Jones is a gruff, old-fashioned and (truth be told) bullheaded and often unpleasant veteran who's already lost one son to the war in Afghanistan. When informed that his other son, last known to be serving in Iraq, was in fact recently back stateside and now AWOL, he matter-of-factly heads to the town surrounding the base to check things out. A tragic surprise awaits him: His son's body has been found, burned and cut into peices, evidently the victim of a violent murder. The geography of the crime scene leads to a clash between the local police and Army, but as a former MP Jones takes it upon himself to investigate the crime vigilante-style. He enlists (well, bullies, really) some help from a local cop (Charlize Theron, her Midwestern accent vastly improved since "North Country") who starts to smell conspiracy and possible cover-up. Meanwhile, Jones' character contends with a darker personal mystery poised to shatter his very reality: a series of videos from Iraq found on his son's cellphone are slowly being reconstructed, and each new peice of footage suggests darker and darker truths to come about his son, the war and What Really Happened Over There.

As I said, all the peices are in place for a really good, if tough, examination of the lasting effects of a war. But since the war-proper still hasn't revealed what the actual nature of it's effects will be, early-bird "Elah" has to make do with archetypes and suggestion. The result is that the "mystery" is too easy to solve - once you've met the players and detected the intended message, you already know what has to have happened and what it will mean. With appologies to Mr. Haggis, who I believe was making a sincere effort at having his message movie function as a legitimate whodunnit, it just doesn't work: The early notes of looming darkness, Bush speeches as background chatter and methodically-rising drumbeat of plot points involving shell-shocked, maladjusted veterans are just too clear an indicator as to what MUST have "gone down" for the story to arrive at it's largely pre-announced 'point;' so the red-herrings of drug deals and Mexican gangs just feel like so much obvious misdirection.

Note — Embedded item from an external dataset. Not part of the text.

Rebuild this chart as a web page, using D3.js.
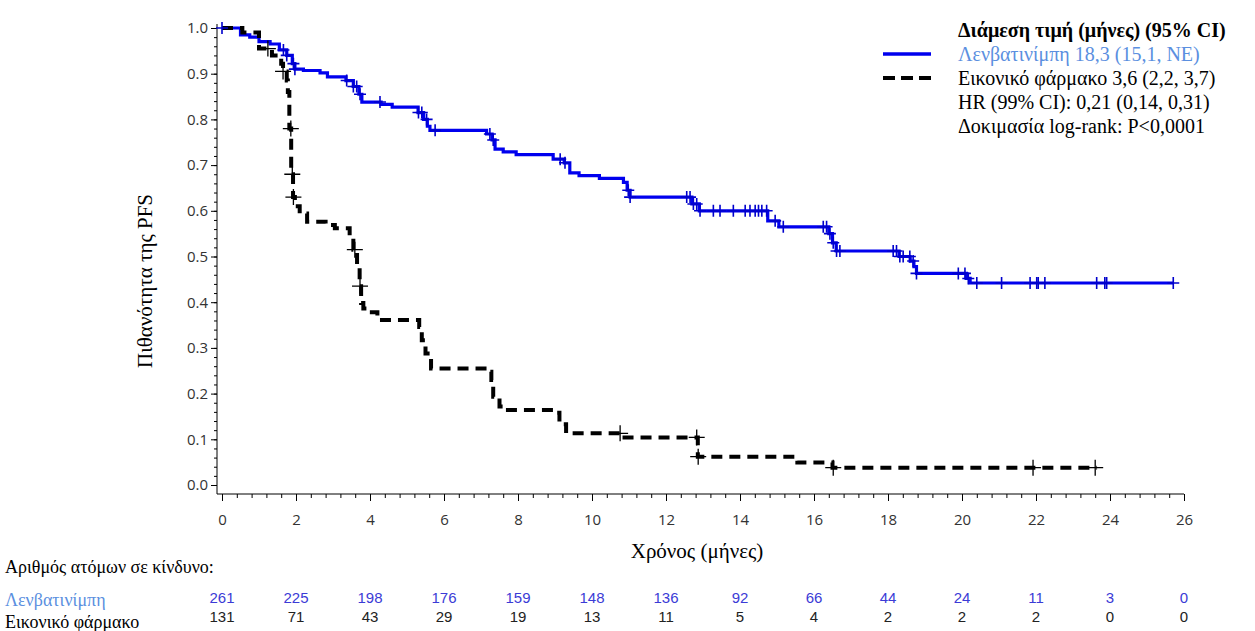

Coupled with this, the already-creaky device of the phone videos being decoded by a program that moves at plot-point-generating speed starts to feel outright phony - there's never any real question of "what" will be revealed. Finally, a way over-telegraphed final coda is, I'm sorry, just plain heavy-handed. This is material that, given the presumptive nature of doing it now, demands a certain level of subtlty and let's face it, "subtle" hasn't really been Haggis stock in trade up to this point. I liked "Crash," yes, but the only way that particular film could've been more "heightened" and operatic would be to have the cast burst into song. It worked there. Here, Haggis is going for "dialed down" drama and it's clear it isn't where he lives, creatively - what's supposed to be terse and restrained instead feels... vauge.

Overall, it isn't a bad movie - just a deeply flawed one. Jones turns it into a work of real worth with his achingly-good performance alone, matched only by Susan Sarandon as his wife in what's easily one of the most real and believable "older couple who communicate without much talking" relationships onscreen in ages. In fact, it's heartbreakingly easy to imagine a great, genre-defining film being made about Iraq from this same story, with the same cast and talent, several years from now. But right now, working only with what history and reality has provided so far, what the film winds up with is a cinematic-variation on one of the very actions it seeks to condemn: A pre-emptive strike on a target it doesn't yet sufficiently understand.